Vance: Also consider financial services, one of the most regulated industries in our country. As we learned more about how criminals were using banks to move money, Congress required firms to fight money laundering and to better know their customers – and specifically, to retain customers’ data and make that data available to law enforcement with a court order.
This is really comparing apples to oranges (see what I did right there?). Those are bank records. Apple can be compelled to turn over customer records, which Apple has, which is something Apple already does. If you use iCloud backup, then Apple has information on you. And Apple will turn those records over to law enforcement.

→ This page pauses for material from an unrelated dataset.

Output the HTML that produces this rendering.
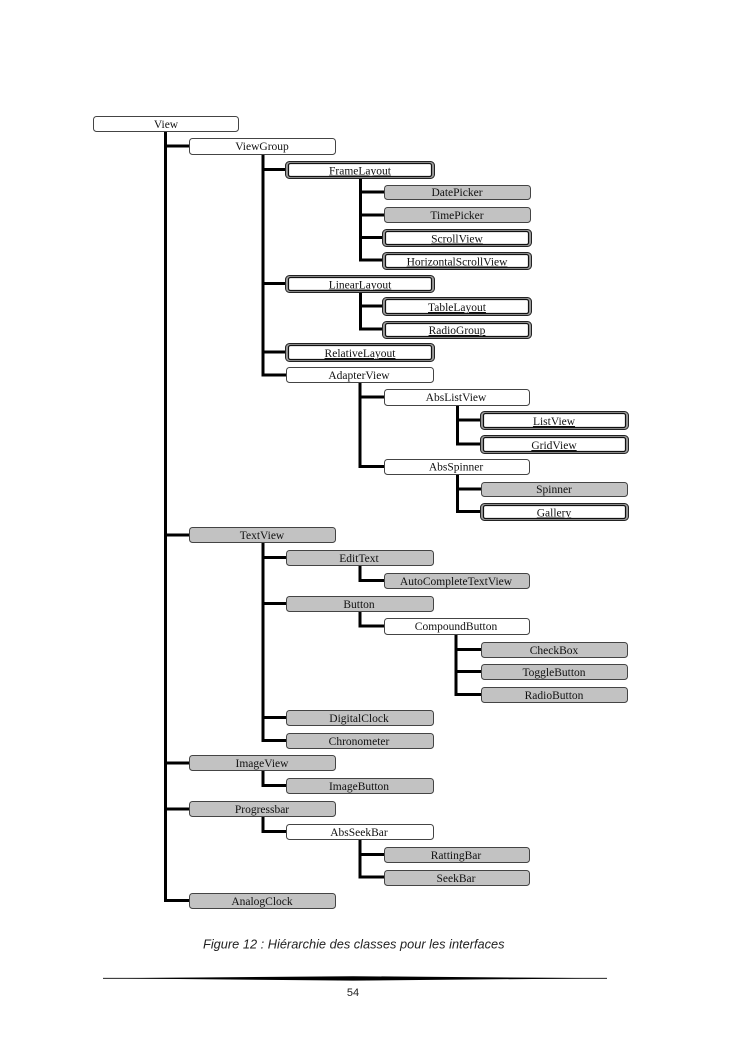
<!DOCTYPE html>
<html><head><meta charset="utf-8"><style>
html,body{margin:0;padding:0;background:#fff;}
body{width:745px;height:1053px;position:relative;overflow:hidden;}
svg{position:absolute;left:0;top:0;}
.t{font-family:"Liberation Serif","DejaVu Serif",serif;font-size:11.5px;fill:#111;text-anchor:middle;}
.u{text-decoration:underline;}
</style></head><body>
<svg width="745" height="1053" viewBox="0 0 745 1053" xmlns="http://www.w3.org/2000/svg">
<g stroke="#000" stroke-width="3" fill="none" stroke-linecap="square">
<!-- main -->
<path d="M165.5 131 V900.5 M165.5 146 H189 M165.5 535 H189 M165.5 763 H189 M165.5 809 H189 M165.5 900.5 H189"/>
<!-- ViewGroup -->
<path d="M263 154 V375 M263 169.5 H285 M263 283.5 H285 M263 352 H285 M263 375 H286"/>
<!-- FrameLayout -->
<path d="M360.5 178 V260 M360.5 192 H384 M360.5 215 H384 M360.5 237.5 H382 M360.5 260 H382"/>
<!-- LinearLayout -->
<path d="M360.5 292 V329 M360.5 306 H382 M360.5 329 H382"/>
<!-- AdapterView -->
<path d="M360 382 V466.5 M360 397 H384 M360 466.5 H384"/>
<!-- AbsListView -->
<path d="M457.5 405 V444 M457.5 420 H480 M457.5 444 H480"/>
<!-- AbsSpinner -->
<path d="M457.5 474 V511.5 M457.5 489 H481 M457.5 511.5 H480"/>
<!-- TextView -->
<path d="M263 543 V740.5 M263 557.5 H286 M263 603.5 H286 M263 717.5 H286 M263 740.5 H286"/>
<!-- EditText -->
<path d="M360 565 V580.5 H384"/>
<!-- Button -->
<path d="M360 611 V626 H384"/>
<!-- CompoundButton -->
<path d="M456 634 V694.5 M456 649.5 H481 M456 671.5 H481 M456 694.5 H481"/>
<!-- ImageView -->
<path d="M263 770 V785.5 H286"/>
<!-- Progressbar -->
<path d="M263 816 V831.5 H286"/>
<!-- AbsSeekBar -->
<path d="M360 839 V877 M360 854.5 H384 M360 877 H384"/>
</g>

<!-- white boxes -->
<g fill="#fff" stroke="#444" stroke-width="1">
<rect x="93.5" y="116.5" width="145" height="15" rx="3"/>
<rect x="189.5" y="138.5" width="146" height="16" rx="3"/>
<rect x="286.5" y="367.5" width="147" height="15" rx="3"/>
<rect x="384.5" y="389.5" width="145" height="16" rx="3"/>
<rect x="384.5" y="459.5" width="145" height="15" rx="3"/>
<rect x="384.5" y="618.5" width="145" height="16" rx="3"/>
<rect x="286.5" y="824.5" width="147" height="15" rx="3"/>
</g>
<!-- gray boxes -->
<g fill="#c2c2c2" stroke="#444" stroke-width="1">
<rect x="384.5" y="185.5" width="146" height="14" rx="3"/>
<rect x="384.5" y="207.5" width="146" height="15" rx="3"/>
<rect x="481.5" y="482.5" width="146" height="14" rx="3"/>
<rect x="189.5" y="527.5" width="146" height="15" rx="3"/>
<rect x="286.5" y="550.5" width="147" height="15" rx="3"/>
<rect x="384.5" y="573.5" width="145" height="15" rx="3"/>
<rect x="286.5" y="596.5" width="147" height="15" rx="3"/>
<rect x="481.5" y="642.5" width="146" height="15" rx="3"/>
<rect x="481.5" y="664.5" width="146" height="15" rx="3"/>
<rect x="481.5" y="687.5" width="146" height="15" rx="3"/>
<rect x="286.5" y="710.5" width="147" height="15" rx="3"/>
<rect x="286.5" y="733.5" width="147" height="15" rx="3"/>
<rect x="189.5" y="755.5" width="146" height="15" rx="3"/>
<rect x="286.5" y="778.5" width="147" height="15" rx="3"/>
<rect x="189.5" y="801.5" width="146" height="15" rx="3"/>
<rect x="384.5" y="847.5" width="145" height="15" rx="3"/>
<rect x="384.5" y="870.5" width="145" height="15" rx="3"/>
<rect x="189.5" y="893.5" width="146" height="15" rx="3"/>
</g>
<!-- double boxes -->
<g>
<g fill="#9a9a9a" stroke="#222" stroke-width="1">
<rect x="285.5" y="161.5" width="149" height="17" rx="4"/>
<rect x="382.5" y="229.5" width="149" height="17" rx="4"/>
<rect x="382.5" y="252.5" width="149" height="17" rx="4"/>
<rect x="285.5" y="275.5" width="149" height="17" rx="4"/>
<rect x="382.5" y="297.5" width="149" height="18" rx="4"/>
<rect x="382.5" y="321.5" width="149" height="17" rx="4"/>
<rect x="285.5" y="343.5" width="149" height="18" rx="4"/>
<rect x="480.5" y="411.5" width="148" height="18" rx="4"/>
<rect x="480.5" y="435.5" width="148" height="18" rx="4"/>
<rect x="480.5" y="503.5" width="148" height="17" rx="4"/>
</g>
<g fill="#fff" stroke="#111" stroke-width="1.2">
<rect x="288.5" y="163.5" width="143" height="13" rx="2"/>
<rect x="385.5" y="231.5" width="143" height="13" rx="2"/>
<rect x="385.5" y="254.5" width="143" height="13" rx="2"/>
<rect x="288.5" y="277.5" width="143" height="13" rx="2"/>
<rect x="385.5" y="299.5" width="143" height="14" rx="2"/>
<rect x="385.5" y="323.5" width="143" height="13" rx="2"/>
<rect x="288.5" y="345.5" width="143" height="14" rx="2"/>
<rect x="483.5" y="413.5" width="142" height="14" rx="2"/>
<rect x="483.5" y="437.5" width="142" height="14" rx="2"/>
<rect x="483.5" y="505.5" width="142" height="13" rx="2"/>
</g>
</g>

<!-- labels -->
<text class="t" x="166" y="128">View</text>
<text class="t" x="262" y="150">ViewGroup</text>
<text class="t u" x="360" y="174.5">FrameLayout</text>
<text class="t" x="457" y="196">DatePicker</text>
<text class="t" x="457" y="219">TimePicker</text>
<text class="t u" x="457" y="242.5">ScrollView</text>
<text class="t u" x="457" y="265.5">HorizontalScrollView</text>
<text class="t u" x="360" y="288.5">LinearLayout</text>
<text class="t u" x="457" y="311">TableLayout</text>
<text class="t u" x="457" y="334">RadioGroup</text>
<text class="t u" x="360" y="357">RelativeLayout</text>
<text class="t" x="359" y="379">AdapterView</text>
<text class="t" x="456" y="401">AbsListView</text>
<text class="t u" x="554" y="425">ListView</text>
<text class="t u" x="554" y="449">GridView</text>
<text class="t" x="456" y="470.5">AbsSpinner</text>
<text class="t" x="554" y="493">Spinner</text>
<text class="t u" x="554" y="516.5">Gallery</text>
<text class="t" x="262" y="539">TextView</text>
<text class="t" x="359" y="562">EditText</text>
<text class="t" x="456" y="585">AutoCompleteTextView</text>
<text class="t" x="359" y="608">Button</text>
<text class="t" x="456" y="630">CompoundButton</text>
<text class="t" x="554" y="654">CheckBox</text>
<text class="t" x="554" y="676">ToggleButton</text>
<text class="t" x="554" y="699">RadioButton</text>
<text class="t" x="359" y="722">DigitalClock</text>
<text class="t" x="359" y="745">Chronometer</text>
<text class="t" x="262" y="767">ImageView</text>
<text class="t" x="359" y="790">ImageButton</text>
<text class="t" x="262" y="813">Progressbar</text>
<text class="t" x="359" y="836">AbsSeekBar</text>
<text class="t" x="456" y="859">RattingBar</text>
<text class="t" x="456" y="882">SeekBar</text>
<text class="t" x="262" y="905">AnalogClock</text>

<!-- caption -->
<text x="203" y="948.5" style="font-family:'Liberation Sans','DejaVu Sans',sans-serif;font-style:italic;font-size:12.8px;fill:#222;">Figure 12 : Hiérarchie des classes pour les interfaces</text>

<!-- tapered rule -->
<line x1="103" y1="978.3" x2="607" y2="978.3" stroke="#000" stroke-width="0.9"/>
<polygon points="103,978.3 353,976.2 607,978.3 353,980.6" fill="#000"/>

<text x="353" y="996" text-anchor="middle" style="font-family:'Liberation Sans','DejaVu Sans',sans-serif;font-size:11px;fill:#222;">54</text>
</svg>
</body></html>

That’s a lot different than introducing a vulnerability into the banking system, which would be the equivalent to Apple introducing a vulnerability into their operating system.
Also testifying at the hearing was Kenneth Wainstein, a partner at Cadwalader, Wickersham & Taft and formerly a top lawyer at the Department of Justice. I’ll only focus on his call-to-action at the end of his writtent testimony.
For the tech industry and civil liberties groups, this means laying out technically specific support for the contention that a government accommodation would undermine the integrity of default encryption. They should provide hard data that demonstrates exactly how—and how much—each possible type of accommodation would impact their encryption systems.
Perhaps he missed it, but this has been done. A group of some of the biggest-name cryptographers released a technical report through the Massachusetts Institute of Technology’s Computer Science and Artificial Intelligence Laboratory. From it’s conclusion: “This report’s analysis of law enforcement demands for exceptional access to private communications and data shows that such access will open doors through which criminals and malicious nation-states can attack the very individuals law enforcement seeks to defend. The costs would be substantial, the damage to innovation severe, and the consequences to economic growth difficult to predict. The costs to developed coun- tries’ soft power and to our moral authority would also be considerable. Policy-makers need to be clear-eyed in evaluating the likely costs and benefits.”